SUPPLIED RECORDS:
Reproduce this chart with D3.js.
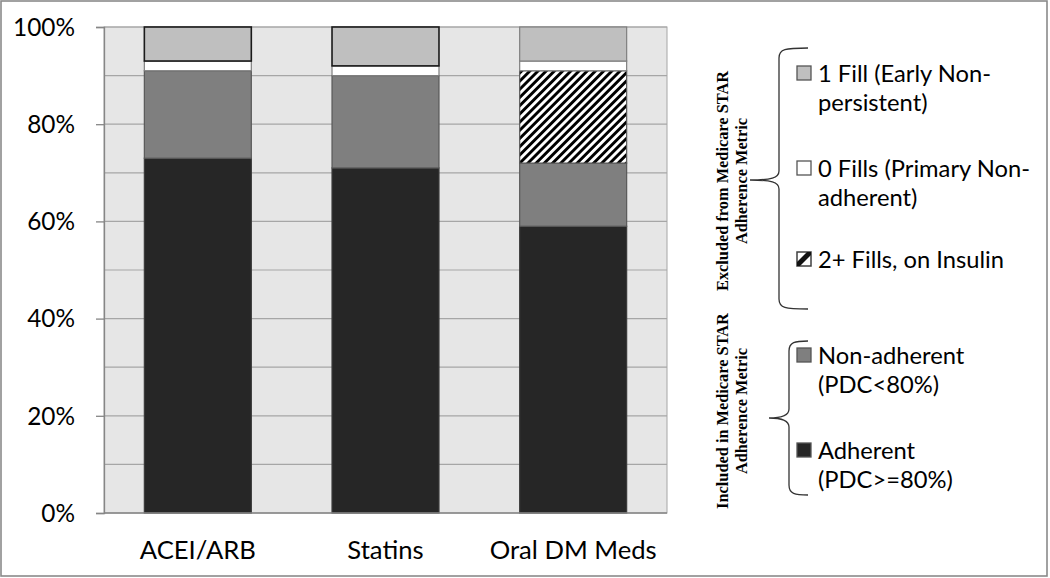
==
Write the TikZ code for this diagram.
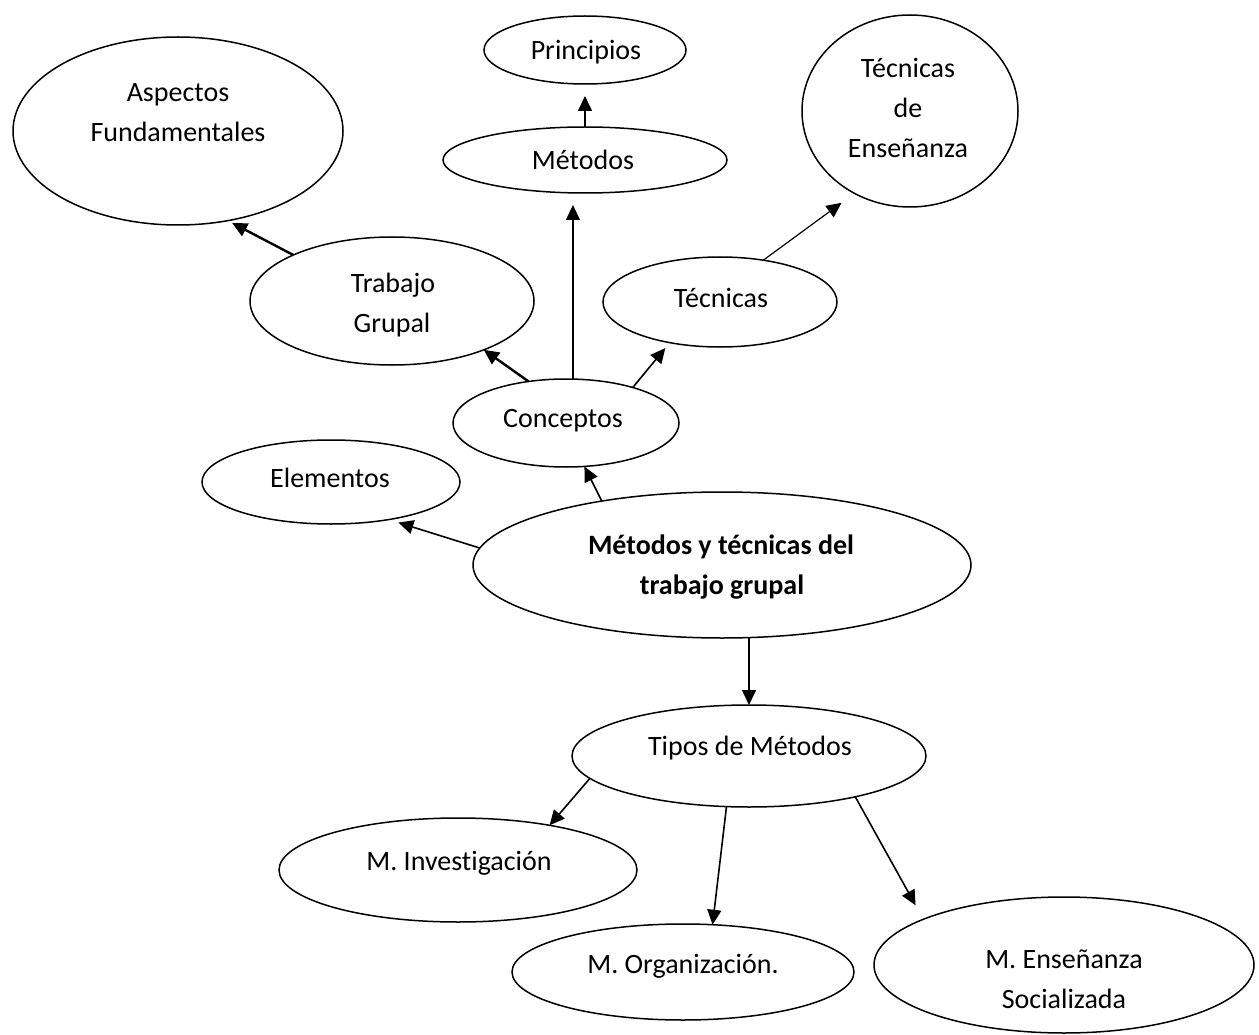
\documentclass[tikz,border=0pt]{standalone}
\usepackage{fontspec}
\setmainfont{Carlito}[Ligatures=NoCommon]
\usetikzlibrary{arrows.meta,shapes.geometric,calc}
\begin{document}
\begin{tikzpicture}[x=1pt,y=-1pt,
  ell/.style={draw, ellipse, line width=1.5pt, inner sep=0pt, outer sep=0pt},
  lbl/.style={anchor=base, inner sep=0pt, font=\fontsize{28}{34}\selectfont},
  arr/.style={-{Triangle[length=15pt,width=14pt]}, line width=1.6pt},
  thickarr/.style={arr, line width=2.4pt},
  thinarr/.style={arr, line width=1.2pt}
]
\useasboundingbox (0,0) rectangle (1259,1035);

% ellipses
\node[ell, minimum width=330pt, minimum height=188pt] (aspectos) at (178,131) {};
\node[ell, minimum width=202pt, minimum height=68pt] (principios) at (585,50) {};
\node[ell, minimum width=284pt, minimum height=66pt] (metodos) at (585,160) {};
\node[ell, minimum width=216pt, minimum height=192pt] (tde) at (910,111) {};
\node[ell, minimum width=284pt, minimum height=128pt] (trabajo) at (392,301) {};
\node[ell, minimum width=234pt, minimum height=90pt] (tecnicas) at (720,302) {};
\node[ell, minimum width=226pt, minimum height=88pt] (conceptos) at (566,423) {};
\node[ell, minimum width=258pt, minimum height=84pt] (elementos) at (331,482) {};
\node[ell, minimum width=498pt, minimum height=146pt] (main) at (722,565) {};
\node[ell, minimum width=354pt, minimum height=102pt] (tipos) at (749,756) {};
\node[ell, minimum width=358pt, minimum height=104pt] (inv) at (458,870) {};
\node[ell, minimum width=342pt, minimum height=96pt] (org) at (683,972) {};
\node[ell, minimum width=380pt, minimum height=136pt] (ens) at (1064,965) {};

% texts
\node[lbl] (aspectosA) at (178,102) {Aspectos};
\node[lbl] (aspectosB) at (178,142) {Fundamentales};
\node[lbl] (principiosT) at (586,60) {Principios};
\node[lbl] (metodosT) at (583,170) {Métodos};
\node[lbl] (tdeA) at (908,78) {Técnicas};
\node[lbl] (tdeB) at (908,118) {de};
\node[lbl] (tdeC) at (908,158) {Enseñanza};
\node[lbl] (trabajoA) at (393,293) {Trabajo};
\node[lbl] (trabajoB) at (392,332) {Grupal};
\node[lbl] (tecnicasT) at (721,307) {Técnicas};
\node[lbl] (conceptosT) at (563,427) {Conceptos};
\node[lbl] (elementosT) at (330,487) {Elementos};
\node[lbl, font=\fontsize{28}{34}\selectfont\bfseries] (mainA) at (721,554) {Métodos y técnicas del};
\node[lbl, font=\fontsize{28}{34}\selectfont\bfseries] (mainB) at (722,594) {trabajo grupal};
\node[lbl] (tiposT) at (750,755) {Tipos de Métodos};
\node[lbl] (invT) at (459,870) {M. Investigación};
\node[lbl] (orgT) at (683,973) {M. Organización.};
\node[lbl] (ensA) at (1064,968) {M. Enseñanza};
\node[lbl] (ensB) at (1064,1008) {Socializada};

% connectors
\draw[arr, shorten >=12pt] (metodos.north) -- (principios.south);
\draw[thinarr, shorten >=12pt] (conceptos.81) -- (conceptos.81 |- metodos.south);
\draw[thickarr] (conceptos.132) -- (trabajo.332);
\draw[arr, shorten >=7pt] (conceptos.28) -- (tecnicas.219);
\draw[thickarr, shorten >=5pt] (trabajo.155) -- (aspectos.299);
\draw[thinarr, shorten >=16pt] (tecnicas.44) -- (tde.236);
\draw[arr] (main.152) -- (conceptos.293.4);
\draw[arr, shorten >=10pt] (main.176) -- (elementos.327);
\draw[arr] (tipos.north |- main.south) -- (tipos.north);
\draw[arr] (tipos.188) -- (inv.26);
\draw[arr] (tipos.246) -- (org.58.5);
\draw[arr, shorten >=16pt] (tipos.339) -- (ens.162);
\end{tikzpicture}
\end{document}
--
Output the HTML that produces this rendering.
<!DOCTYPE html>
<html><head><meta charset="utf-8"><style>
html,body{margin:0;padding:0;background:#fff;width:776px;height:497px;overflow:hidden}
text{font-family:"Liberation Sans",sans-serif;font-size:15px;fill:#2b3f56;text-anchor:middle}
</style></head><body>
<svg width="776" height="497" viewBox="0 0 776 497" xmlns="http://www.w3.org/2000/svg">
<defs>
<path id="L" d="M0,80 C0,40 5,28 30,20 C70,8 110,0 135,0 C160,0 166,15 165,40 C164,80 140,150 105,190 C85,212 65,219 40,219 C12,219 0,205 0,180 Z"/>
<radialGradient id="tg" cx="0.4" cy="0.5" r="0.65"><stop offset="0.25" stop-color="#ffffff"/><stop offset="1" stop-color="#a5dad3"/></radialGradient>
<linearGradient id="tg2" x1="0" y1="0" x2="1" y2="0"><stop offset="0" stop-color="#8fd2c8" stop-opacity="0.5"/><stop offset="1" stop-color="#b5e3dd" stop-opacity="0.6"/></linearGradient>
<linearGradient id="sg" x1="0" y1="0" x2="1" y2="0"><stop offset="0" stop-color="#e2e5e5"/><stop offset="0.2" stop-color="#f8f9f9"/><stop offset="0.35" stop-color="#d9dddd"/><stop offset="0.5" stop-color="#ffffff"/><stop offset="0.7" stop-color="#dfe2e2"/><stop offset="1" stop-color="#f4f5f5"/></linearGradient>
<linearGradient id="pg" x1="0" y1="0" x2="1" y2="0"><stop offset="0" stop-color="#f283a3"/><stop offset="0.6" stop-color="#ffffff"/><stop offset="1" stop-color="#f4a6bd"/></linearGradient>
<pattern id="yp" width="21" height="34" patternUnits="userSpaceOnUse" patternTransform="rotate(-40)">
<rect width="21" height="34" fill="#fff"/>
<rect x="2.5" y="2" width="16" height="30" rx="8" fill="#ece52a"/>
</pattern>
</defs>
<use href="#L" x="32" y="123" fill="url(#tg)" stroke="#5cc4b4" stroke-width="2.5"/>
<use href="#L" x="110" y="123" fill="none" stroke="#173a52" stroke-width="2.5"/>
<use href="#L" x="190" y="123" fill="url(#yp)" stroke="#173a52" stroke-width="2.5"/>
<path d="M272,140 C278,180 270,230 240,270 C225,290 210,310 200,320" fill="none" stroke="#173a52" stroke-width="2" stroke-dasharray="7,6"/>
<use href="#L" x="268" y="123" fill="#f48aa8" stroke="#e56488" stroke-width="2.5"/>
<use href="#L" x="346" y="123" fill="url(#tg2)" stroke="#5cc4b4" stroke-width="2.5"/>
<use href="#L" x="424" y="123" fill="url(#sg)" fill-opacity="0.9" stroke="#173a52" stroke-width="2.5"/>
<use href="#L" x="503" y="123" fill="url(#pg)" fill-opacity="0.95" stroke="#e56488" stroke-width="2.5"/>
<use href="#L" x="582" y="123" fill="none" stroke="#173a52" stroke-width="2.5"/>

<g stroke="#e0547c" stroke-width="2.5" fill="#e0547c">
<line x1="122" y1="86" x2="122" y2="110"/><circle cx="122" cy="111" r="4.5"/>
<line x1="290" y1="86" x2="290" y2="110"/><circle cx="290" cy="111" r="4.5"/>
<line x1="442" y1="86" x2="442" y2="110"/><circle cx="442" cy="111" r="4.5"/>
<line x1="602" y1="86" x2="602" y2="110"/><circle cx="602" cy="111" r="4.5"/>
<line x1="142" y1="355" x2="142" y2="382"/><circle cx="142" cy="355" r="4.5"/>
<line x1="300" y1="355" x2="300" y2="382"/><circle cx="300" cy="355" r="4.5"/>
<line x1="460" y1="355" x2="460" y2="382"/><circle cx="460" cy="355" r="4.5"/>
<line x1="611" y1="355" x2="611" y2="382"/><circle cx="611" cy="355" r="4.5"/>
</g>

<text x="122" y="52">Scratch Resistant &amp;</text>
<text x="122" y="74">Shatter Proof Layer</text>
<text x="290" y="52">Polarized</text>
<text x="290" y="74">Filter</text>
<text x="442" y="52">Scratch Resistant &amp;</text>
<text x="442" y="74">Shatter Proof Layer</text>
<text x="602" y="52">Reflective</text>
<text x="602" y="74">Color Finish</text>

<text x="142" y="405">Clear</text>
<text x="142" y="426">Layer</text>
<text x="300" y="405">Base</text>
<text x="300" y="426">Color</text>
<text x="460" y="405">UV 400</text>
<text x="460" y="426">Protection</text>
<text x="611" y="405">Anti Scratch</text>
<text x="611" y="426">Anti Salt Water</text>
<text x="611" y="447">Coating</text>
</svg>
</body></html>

WRITTEN PROBLEM: Go to the line that contains "Write the TikZ code for this diagram." and copy from there down to the line that contains "(0,0) rectangle (1259,1035);", with both lines included. Pass over the pictures.

RESULT FOR THIS EXERCISE:
Write the TikZ code for this diagram.
\documentclass[tikz,border=0pt]{standalone}
\usepackage{fontspec}
\setmainfont{Carlito}[Ligatures=NoCommon]
\usetikzlibrary{arrows.meta,shapes.geometric,calc}
\begin{document}
\begin{tikzpicture}[x=1pt,y=-1pt,
  ell/.style={draw, ellipse, line width=1.5pt, inner sep=0pt, outer sep=0pt},
  lbl/.style={anchor=base, inner sep=0pt, font=\fontsize{28}{34}\selectfont},
  arr/.style={-{Triangle[length=15pt,width=14pt]}, line width=1.6pt},
  thickarr/.style={arr, line width=2.4pt},
  thinarr/.style={arr, line width=1.2pt}
]
\useasboundingbox (0,0) rectangle (1259,1035);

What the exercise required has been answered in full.